In fact, both A-shares and Hong Kong stocks plunged before the release of the new Provisions are related to the implementation of the new Provisions. The new Provisions signal tightened supervision of cross-border capital flows, which will not only affect the "fake foreign capital", but also the outflow of mainland funds invested in overseas capital markets will be subject to more supervision. These will not only affect Hong Kong stocks, but also affect the share price of some China-concept stocks. In this sense, this measure also implies the strengthening of capital supervision and prevention of capital outflow. On the one hand, the short-term pressure of rapid appreciation of RMB brought by foreign capital inflow can be alleviated by cracking down on "fake foreign capital". On the other hand, through the inspection of "fake foreign capital", the new provisions will also rectify the channel of capital outflow and prevent abnormal capital outflow. It will also be a medium for the Mainland to strengthen RMB trading in the offshore market.
For Hong Kong, the Mainland's enhanced supervision of cross-border capital flows not only involves Chinese institutions in Hong Kong, but also local and foreign financial institutions in Hong Kong, which need to make adjustments to meet the requirements of the Shanghai-Shenzhen-Hong Kong Stock Connect. In this regard, the influence of mainland regulatory policy on the Hong Kong market is also becoming increasingly prominent. This also means that in the process of integration with the Mainland, Hong Kong's capital market will not only gain more benefits, but also be increasingly influenced by Mainland's regulation, with new challenges to the independence and uniqueness of its capital market and financial regulation. In other words, Hong Kong will be actively and passively integrated into the capital cycle of the Mainland in the process of the geopolitical game. This will not only change the landscape of international capital markets, but also have long-term implications for Hong Kong's status as an international financial center.

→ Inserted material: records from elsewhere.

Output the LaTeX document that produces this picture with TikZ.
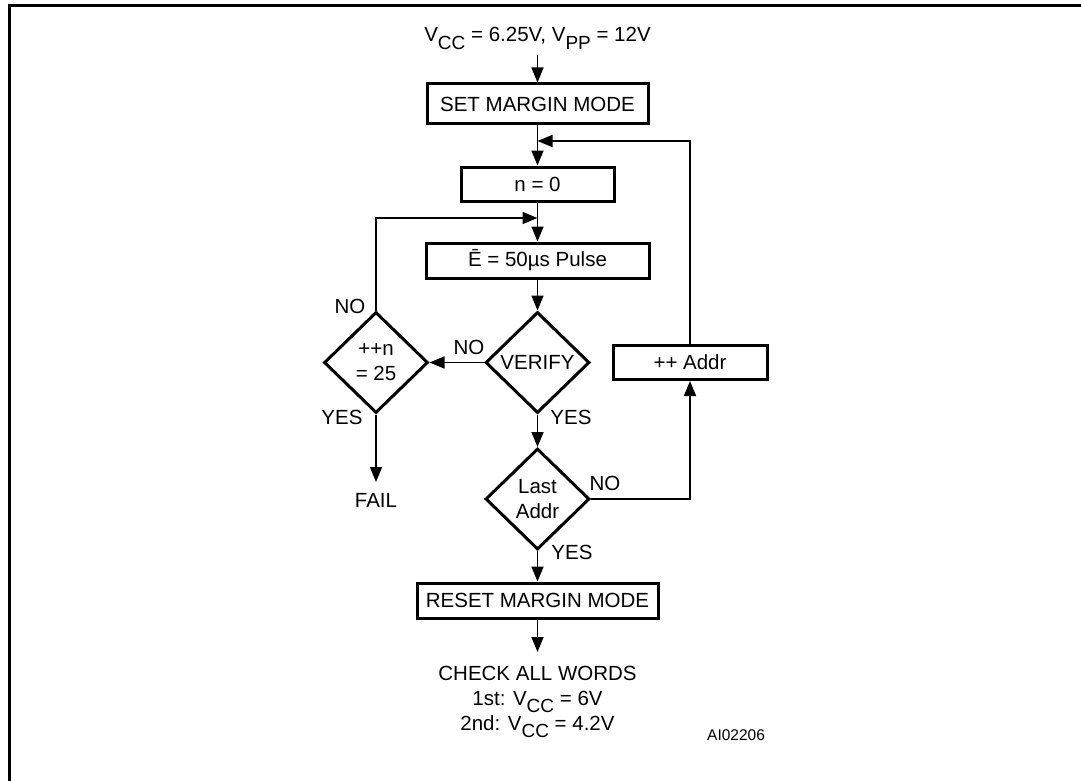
\documentclass[tikz,border=0pt]{standalone}
\usepackage{fontspec}
\setmainfont{Liberation Sans}
\usetikzlibrary{arrows.meta,shapes.geometric}
\newcommand{\lsub}[1]{\raisebox{-0.38em}[0pt][0pt]{\fontsize{19}{19}\selectfont #1}}
\begin{document}
\begin{tikzpicture}[x=1pt,y=-1pt,
  every node/.style={font=\fontsize{20.5}{25}\selectfont, inner sep=0pt},
  box/.style={draw, line width=3pt, minimum height=35pt},
  dia/.style={draw, diamond, line width=3pt, minimum width=104pt, minimum height=101pt, align=center},
  conn/.style={line width=1.6pt},
  arr/.style={conn, -{Triangle[length=15pt,width=12pt]}},
  lbl/.style={}]
\useasboundingbox (0,0) rectangle (1081,781);
\draw[line width=3pt] (9.5,781) -- (9.5,5.5) -- (1081,5.5);

\node (top) at (537.5,36) {V\lsub{CC} = 6.25V, V\lsub{PP} = 12V};
\node[box, minimum width=221pt, minimum height=40pt] (set) at (537.5,104) {SET MARGIN MODE};
\node[box, minimum width=153pt, minimum height=34pt] (n0) at (537.5,184) {n = 0};
\node[box, minimum width=223pt] (pulse) at (537.5,260.5) {\=E = 50µs Pulse};
\node[dia] (verify) at (537.5,362.5) {VERIFY};
\node[dia] (inc) at (376,362.5) {++n\\= 25};
\node[box, minimum width=154pt, minimum height=34pt] (addr) at (690,362.5) {++ Addr};
\node[dia] (last) at (537.5,499) {Last\\Addr};
\node[box, minimum width=241pt] (reset) at (537.5,600.5) {RESET MARGIN MODE};
\node[align=center, font=\fontsize{20.5}{25}\selectfont] (check) at (537.5,698) {CHECK ALL WORDS\\1st: V\lsub{CC} = 6V\\2nd: V\lsub{CC} = 4.2V};
\node (fail) at (376,500) {FAIL};
\node[anchor=west, font=\fontsize{15.5}{18}\selectfont] (id) at (707,735) {AI02206};

\coordinate (j1) at (537.5,141);
\coordinate (j2) at (537.5,218);
\coordinate (failtip) at (376,482);
\coordinate (chktip) at (537.5,652);

\draw[arr] ([yshift=-10pt]top.south) -- (set.north);
\draw[arr] (set.south) -- (n0.north);
\draw[arr] (addr.north) |- (j1);
\draw[arr] (n0.south) -- (pulse.north);
\draw[arr] (inc.north) |- (j2);
\draw[arr] (pulse.south) -- (verify.north);
\draw[arr] (verify.west) -- (inc.east);
\draw[arr] (verify.south) -- (last.north);
\draw[arr] (last.east) -| (addr.south);
\draw[arr] (last.south) -- (reset.north);
\draw[arr] (inc.south) -- (failtip);
\draw[arr] (reset.south) -- (chktip);

\node (l1) at (350,306) {NO};
\node (l2) at (342,417) {YES};
\node (l3) at (469,347) {NO};
\node (l4) at (571,417) {YES};
\node (l5) at (605,483) {NO};
\node (l6) at (572,552) {YES};
\end{tikzpicture}
\end{document}
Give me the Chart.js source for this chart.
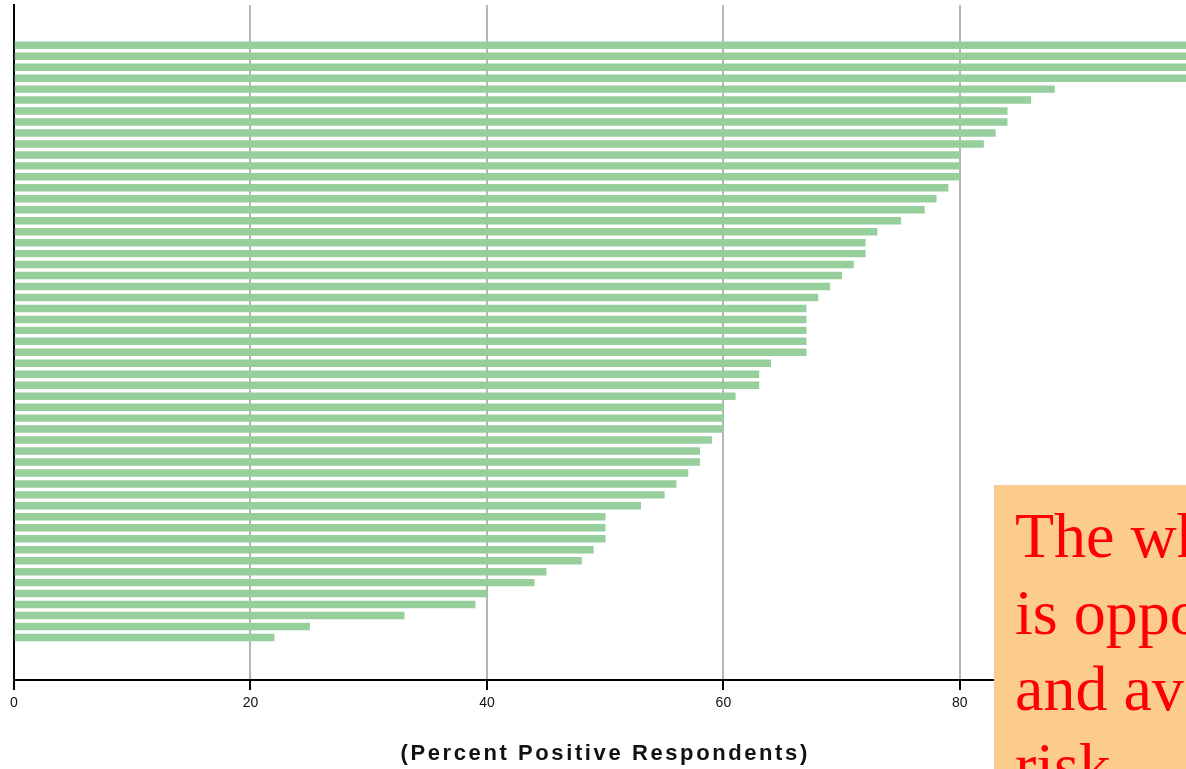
<!DOCTYPE html>
<html>
<head>
<meta charset="utf-8">
<script src="https://cdn.jsdelivr.net/npm/chart.js@4.4.1/dist/chart.umd.min.js"></script>
<style>
  html, body { margin: 0; padding: 0; background: #fff; overflow: hidden; width: 1186px; height: 769px; }
  /* chart runs a little past the right edge, like the cropped original */
  #wrap { position: absolute; left: 0; top: 0; width: 1213px; height: 769px; }
  #note {
    position: absolute; left: 994px; top: 485px; width: 560px; height: 320px;
    box-sizing: border-box; padding: 13px 0 0 21px;
    background: #fccb8e; color: #ff0000;
    font-family: 'Liberation Serif', serif; font-size: 64px; line-height: 76.5px;
    white-space: nowrap;
  }
</style>
</head>
<body>
<div id="wrap"><canvas id="chart"></canvas></div>
<div id="note">The white space<br>is opportunity<br>and avoidable<br>risk.</div>
<script>
// percent positive respondents, top bar first
const percentPositive = [
  100, 100, 100, 100, 88, 86, 84, 84, 83, 82,
  80, 80, 80, 79, 78, 77, 75, 73, 72, 72,
  71, 70, 69, 68, 67, 67, 67, 67, 67, 64,
  63, 63, 61, 60, 60, 60, 59, 58, 58, 57,
  56, 55, 53, 50, 50, 50, 49, 48, 45, 44,
  40, 39, 33, 25, 22
];
const units = percentPositive.map((_, i) => 'Unit ' + (i + 1));
const xTicks = [0, 20, 40, 60, 80, 100];
const axisTitle = '(Percent Positive Respondents)';

// widen the axis title a bit (title is drawn with the grid layer, labels after datasets)
const titleSpacing = {
  id: 'titleSpacing',
  beforeDraw(chart) { chart.ctx.letterSpacing = '2.6px'; },
  beforeDatasetsDraw(chart) { chart.ctx.letterSpacing = '0px'; }
};

const ctx = document.getElementById('chart').getContext('2d');

new Chart(ctx, {
  type: 'bar',
  data: {
    datasets: [{
      label: 'Percent positive',
      data: percentPositive.map((v, i) => ({ x: v, y: i })),
      backgroundColor: '#96ce9c',
      borderWidth: 0,
      barThickness: 6.8
    }]
  },
  options: {
    indexAxis: 'y',
    responsive: true,
    maintainAspectRatio: false,
    animation: false,
    layout: { padding: { left: 14, top: 5, right: 0, bottom: 0 } },
    plugins: {
      legend: { display: false },
      tooltip: {
        callbacks: {
          title(items) { return units[items[0].raw.y]; },
          label(item) { return item.raw.x + '%'; }
        }
      }
    },
    scales: {
      x: {
        type: 'linear',
        position: 'bottom',
        min: 0,
        max: 100,
        afterBuildTicks(scale) { scale.ticks = xTicks.map(v => ({ value: v })); },
        afterFit(scale) { scale.height = 89; },
        grid: { color: '#b5b5b5', lineWidth: 2, tickColor: '#000', tickLength: 10, tickWidth: 2 },
        border: { color: '#000', width: 2 },
        ticks: {
          z: 1,
          padding: 5,
          color: '#111',
          font: { family: 'Liberation Sans', size: 14 }
        },
        title: {
          display: true,
          text: axisTitle,
          color: '#111',
          font: { family: 'Liberation Sans', size: 22, weight: 'bold' },
          padding: { top: 2, bottom: 2 }
        }
      },
      y: {
        type: 'linear',
        reverse: true,
        offset: false,
        min: -3.67,
        max: 57.88,
        grid: { display: false, drawTicks: false, offset: false },
        ticks: { display: false },
        border: { color: '#000', width: 2 }
      }
    }
  },
  plugins: [titleSpacing]
});
</script>
</body>
</html>
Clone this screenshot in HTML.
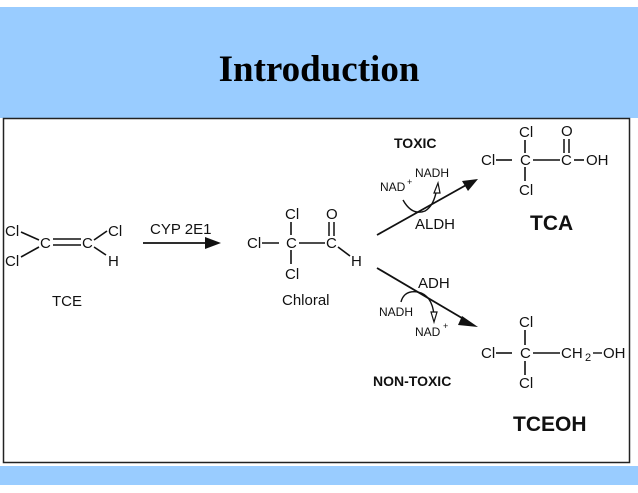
<!DOCTYPE html>
<html><head><meta charset="utf-8"><style>
html,body{margin:0;padding:0;background:#fff;}
svg{display:block;}
text{font-family:"Liberation Sans",Arial,sans-serif;fill:#111;}
</style></head><body>
<svg width="638" height="493" viewBox="0 0 638 493" xmlns="http://www.w3.org/2000/svg">
<rect x="0" y="0" width="638" height="493" fill="#fff"/>
<rect x="0" y="7" width="638" height="111" fill="#99ccff"/>
<rect x="0" y="466" width="638" height="19" fill="#99ccff"/>
<text x="319" y="81" text-anchor="middle" style="font-family:'Liberation Serif',serif;font-weight:bold;font-size:37px;fill:#000">Introduction</text>
<rect x="3.5" y="118.5" width="626" height="344" fill="#fff" stroke="#222" stroke-width="1.5"/>
<g font-size="15">
<!-- TCE -->
<text x="5" y="236">Cl</text>
<text x="5" y="266">Cl</text>
<text x="40" y="248">C</text>
<text x="82" y="248">C</text>
<text x="108" y="236">Cl</text>
<text x="108" y="266">H</text>
<line x1="21" y1="232" x2="39" y2="240" stroke="#111" stroke-width="1.6"/>
<line x1="21" y1="257" x2="39" y2="247" stroke="#111" stroke-width="1.6"/>
<line x1="53" y1="239" x2="81" y2="239" stroke="#111" stroke-width="1.6"/>
<line x1="53" y1="245" x2="81" y2="245" stroke="#111" stroke-width="1.6"/>
<line x1="94" y1="240" x2="107" y2="231" stroke="#111" stroke-width="1.6"/>
<line x1="94" y1="247" x2="106" y2="255" stroke="#111" stroke-width="1.6"/>
<text x="52" y="306">TCE</text>
<!-- CYP arrow -->
<text x="150" y="234">CYP 2E1</text>
<line x1="143" y1="243" x2="210" y2="243" stroke="#111" stroke-width="1.8"/>
<polygon points="221,243 205,237 205,249" fill="#111"/>
<!-- Chloral -->
<text x="247" y="248">Cl</text>
<line x1="262" y1="243" x2="279" y2="243" stroke="#111" stroke-width="1.6"/>
<text x="286" y="248">C</text>
<text x="285" y="219">Cl</text>
<line x1="291" y1="222" x2="291" y2="235" stroke="#111" stroke-width="1.6"/>
<text x="285" y="279">Cl</text>
<line x1="291" y1="250" x2="291" y2="264" stroke="#111" stroke-width="1.6"/>
<line x1="299" y1="243" x2="325" y2="243" stroke="#111" stroke-width="1.6"/>
<text x="326" y="248">C</text>
<text x="326" y="219">O</text>
<line x1="329" y1="222" x2="329" y2="236" stroke="#111" stroke-width="1.5"/>
<line x1="334" y1="222" x2="334" y2="236" stroke="#111" stroke-width="1.5"/>
<line x1="338" y1="247" x2="350" y2="256" stroke="#111" stroke-width="1.6"/>
<text x="351" y="266">H</text>
<text x="282" y="305">Chloral</text>
<!-- upper arrow -->
<text x="394" y="148" font-weight="bold" font-size="14">TOXIC</text>
<line x1="377" y1="235" x2="468" y2="184" stroke="#111" stroke-width="1.8"/>
<polygon points="478,179 462,181 468,191" fill="#111"/>
<text x="380" y="191" font-size="12">NAD</text>
<text x="407" y="185" font-size="9">+</text>
<text x="415" y="177" font-size="12">NADH</text>
<path d="M403,200 Q412,216 425,211 Q434,206 437,188" fill="none" stroke="#111" stroke-width="1.4"/>
<polygon points="438,183 434,193 440,193" fill="#fff" stroke="#111" stroke-width="1.2"/>
<text x="415" y="229">ALDH</text>
<!-- TCA -->
<text x="519" y="137">Cl</text>
<line x1="525" y1="140" x2="525" y2="153" stroke="#111" stroke-width="1.6"/>
<text x="481" y="165">Cl</text>
<line x1="496" y1="160" x2="512" y2="160" stroke="#111" stroke-width="1.6"/>
<text x="520" y="165">C</text>
<line x1="533" y1="160" x2="560" y2="160" stroke="#111" stroke-width="1.6"/>
<text x="561" y="165">C</text>
<text x="561" y="136">O</text>
<line x1="564" y1="139" x2="564" y2="153" stroke="#111" stroke-width="1.5"/>
<line x1="569" y1="139" x2="569" y2="153" stroke="#111" stroke-width="1.5"/>
<line x1="574" y1="160" x2="584" y2="160" stroke="#111" stroke-width="1.6"/>
<text x="586" y="165">OH</text>
<text x="519" y="195">Cl</text>
<line x1="525" y1="167" x2="525" y2="181" stroke="#111" stroke-width="1.6"/>
<text x="530" y="230" font-weight="bold" font-size="21">TCA</text>
<!-- lower arrow -->
<line x1="377" y1="268" x2="467" y2="321" stroke="#111" stroke-width="1.8"/>
<polygon points="478,327 462,316 458,325" fill="#111"/>
<text x="418" y="288">ADH</text>
<text x="379" y="316" font-size="12">NADH</text>
<path d="M401,302 Q404,290 418,292 Q432,295 434,315" fill="none" stroke="#111" stroke-width="1.4"/>
<polygon points="434,322 431,312 437,312" fill="#fff" stroke="#111" stroke-width="1.2"/>
<text x="415" y="336" font-size="12">NAD</text>
<text x="443" y="329" font-size="9">+</text>
<text x="373" y="386" font-weight="bold" font-size="14">NON-TOXIC</text>
<!-- TCEOH -->
<text x="519" y="327">Cl</text>
<line x1="525" y1="330" x2="525" y2="345" stroke="#111" stroke-width="1.6"/>
<text x="481" y="358">Cl</text>
<line x1="496" y1="353" x2="512" y2="353" stroke="#111" stroke-width="1.6"/>
<text x="520" y="358">C</text>
<line x1="533" y1="353" x2="560" y2="353" stroke="#111" stroke-width="1.6"/>
<text x="561" y="358">CH</text>
<text x="585" y="361" font-size="11">2</text>
<line x1="593" y1="353" x2="602" y2="353" stroke="#111" stroke-width="1.4"/>
<text x="603" y="358">OH</text>
<line x1="525" y1="361" x2="525" y2="375" stroke="#111" stroke-width="1.6"/>
<text x="519" y="388">Cl</text>
<text x="513" y="431" font-weight="bold" font-size="21">TCEOH</text>
</g>
</svg>
</body></html>
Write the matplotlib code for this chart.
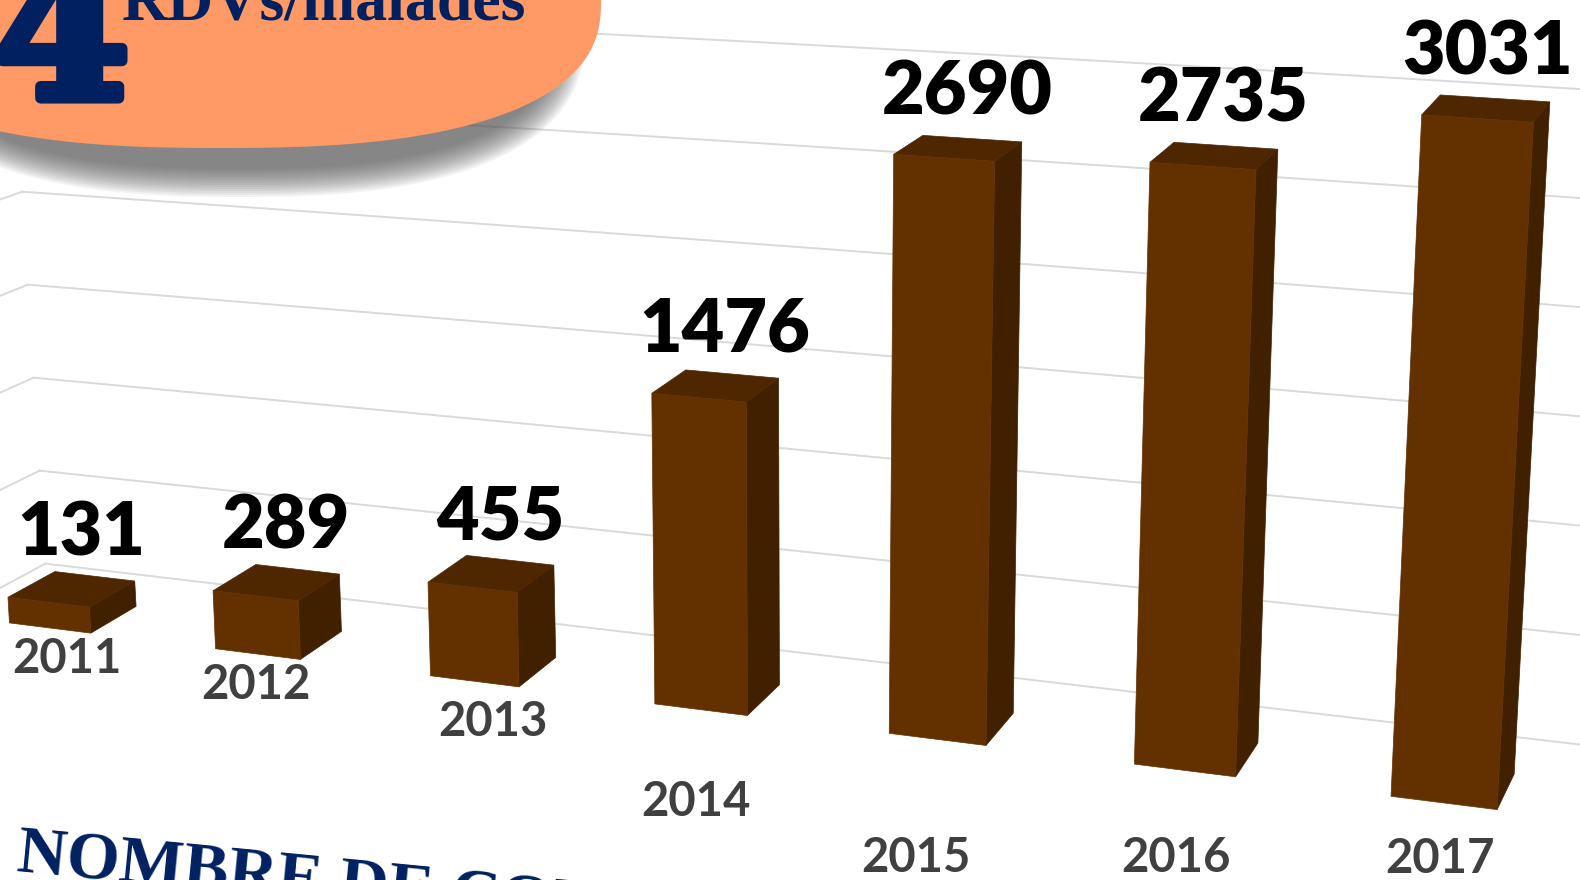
import matplotlib.pyplot as plt
import matplotlib.patheffects as pe
import numpy as np
from matplotlib.patches import Polygon

# data
years = ["2011", "2012", "2013", "2014", "2015", "2016", "2017"]
counts = [131, 289, 455, 1476, 2690, 2735, 3031]
grid_values = [0, 500, 1000, 1500, 2000, 2500, 3000, 3500]

W, H = 1580, 880
FRONT, TOP, SIDE = "#633100", "#4E2700", "#412000"
NAVY = "#002060"
HALF = 0.2          # half bar width, category units
WALL = 2.0          # back wall depth, in bar depths


def proj(X, Y, depth=0.0):
    """Perspective view of the 3D column chart: category X, value Y -> pixels."""
    X = np.asarray(X, float)
    Y = np.asarray(Y, float)
    px = (202.5 * X + 50) / (1 - 0.02064 * X)
    s = 0.197 + 0.0048 * X
    x = px + 7.45e-5 * (px - 786) * s * Y
    y = 628 + 0.1255 * (px - 50) - s * Y
    dx = 47 - 0.02 * x
    dy = -(12.5 + 0.0034 * x + 0.022 * y)
    return x + depth * dx, y + depth * dy


def pt(X, Y, depth=0.0):
    x, y = proj(X, Y, depth)
    return float(x), float(y)


def blob(cx, cy, a, b, n=2.5):
    t = np.linspace(0, 2 * np.pi, 400)
    c, s = np.cos(t), np.sin(t)
    x = cx + a * np.sign(c) * np.abs(c) ** (2 / n)
    y = cy + b * np.sign(s) * np.abs(s) ** (2 / n)
    return np.column_stack([x, y])


fig = plt.figure(figsize=(W / 100, H / 100), dpi=100)
ax = fig.add_axes([0, 0, 1, 1])
ax.set_xlim(0, W)
ax.set_ylim(H, 0)
ax.axis("off")

# gridlines: back wall + left side wall
xs = np.linspace(-0.5, 6.5, 120)
for g in grid_values:
    gx, gy = proj(xs, np.full_like(xs, g), WALL)
    ax.plot(gx, gy, color="#D9D9D9", lw=1.4, zorder=1)
    sx, sy = proj([-0.5, -0.5], [g, g], np.array([0.0, WALL]))
    ax.plot(sx, sy, color="#D9D9D9", lw=1.4, zorder=1)

# bars
for i, v in enumerate(counts):
    bl, tl = pt(i - HALF, 0), pt(i - HALF, v)
    br, tr = pt(i + HALF, 0), pt(i + HALF, v)
    tl_b, tr_b, br_b = pt(i - HALF, v, 1), pt(i + HALF, v, 1), pt(i + HALF, 0, 1)
    ax.add_patch(Polygon([tr, br, br_b, tr_b], closed=True, fc=SIDE, ec=SIDE, lw=0.5, zorder=3))
    ax.add_patch(Polygon([tl, tr, tr_b, tl_b], closed=True, fc=TOP, ec=TOP, lw=0.5, zorder=3))
    ax.add_patch(Polygon([bl, br, tr, tl], closed=True, fc=FRONT, ec=FRONT, lw=0.5, zorder=4))

    cx = (tl[0] + tr[0] + tl_b[0] + tr_b[0]) / 4
    cy = (tl[1] + tr[1] + tl_b[1] + tr_b[1]) / 4
    lx = min(cx + 9, W - 92)
    ax.text(lx, cy - 55, f"{v}", ha="center", va="center", fontsize=53,
            fontweight="heavy", family="Lato", color="black", zorder=6)

# category labels (placed like the original slide)
label_shift = [(17, 31), (-2, 31), (18, 41), (-5, 92), (-21, 119), (-9, 88), (-4, 56)]
for i, (yr, (ox, oy)) in enumerate(zip(years, label_shift)):
    bx, by = pt(i, 0)
    ax.text(bx + ox, by + oy, yr, ha="center", va="center", fontsize=34,
            fontweight="bold", family="Lato", color="#404040", zorder=6)

# orange title bubble with soft shadow
for grow in np.linspace(-16, 12, 15):
    ax.add_patch(Polygon(blob(238, 30, 335 + grow, 155 + grow), closed=True,
                         fc="#555555", ec="none", alpha=0.075, zorder=7))
ax.add_patch(Polygon(blob(221, 0, 380, 148), closed=True, fc="#FF9966", ec="none", zorder=8))

ax.text(130, 98, "4", ha="right", va="baseline", fontsize=140, fontweight="bold",
        family="DejaVu Serif", color=NAVY, zorder=9,
        path_effects=[pe.withStroke(linewidth=8, foreground=NAVY)])
ax.text(122, 20, "RDVs/malades", ha="left", va="baseline", fontsize=46,
        fontweight="bold", family="Liberation Serif", color=NAVY, zorder=9)

ax.text(16, 872, "NOMBRE DE CONSULTATIONS", ha="left", va="baseline", fontsize=49,
        fontweight="bold", family="Liberation Serif", color=NAVY, rotation=-5.5,
        rotation_mode="anchor", zorder=9)

fig.savefig("out.png", dpi=100)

With the current challenges facing Mainland China's economy, increasing downward pressure, and a growing number of troubled companies, Chinese government departments are expected to attach great importance to the issue of capital outflows. Although the RMB continues to appreciate, government departments are still very strict in regulating foreign exchange channels. Capital outflows by entrepreneurs, including outbound investment and asset transfers, will be strictly regulated, except for the repayment of dollar-denominated debt. Under the trend of strengthening cross-border capital supervision, capital outflow in the capital market will also be subject to more supervision in the future. From this point of view, the tightening of these regulatory policies is justifiable in some ways. However, for the development of China's stock market, as well as the capital markets in the Mainland and Hong Kong as a whole, more attention should be paid to enhancing the system arrangement to avoid the "fallacy of composition".
Final analysis conclusion:
Mainland China's restriction of "fake foreign capital" to participate in the Shanghai-Shenzhen-Hong Kong Stock Connect plays a practical role in preventing capital market speculation and maintaining the health and stability of the A-shares market. That said, it is also more important to strengthen cross-border capital supervision and prevent capital outflow. These moves may have a spillover effect on the capital market of the Mainland and Hong Kong. The relevant parties should indeed pay attention to these potential impacts so as to ensure better policy coordination.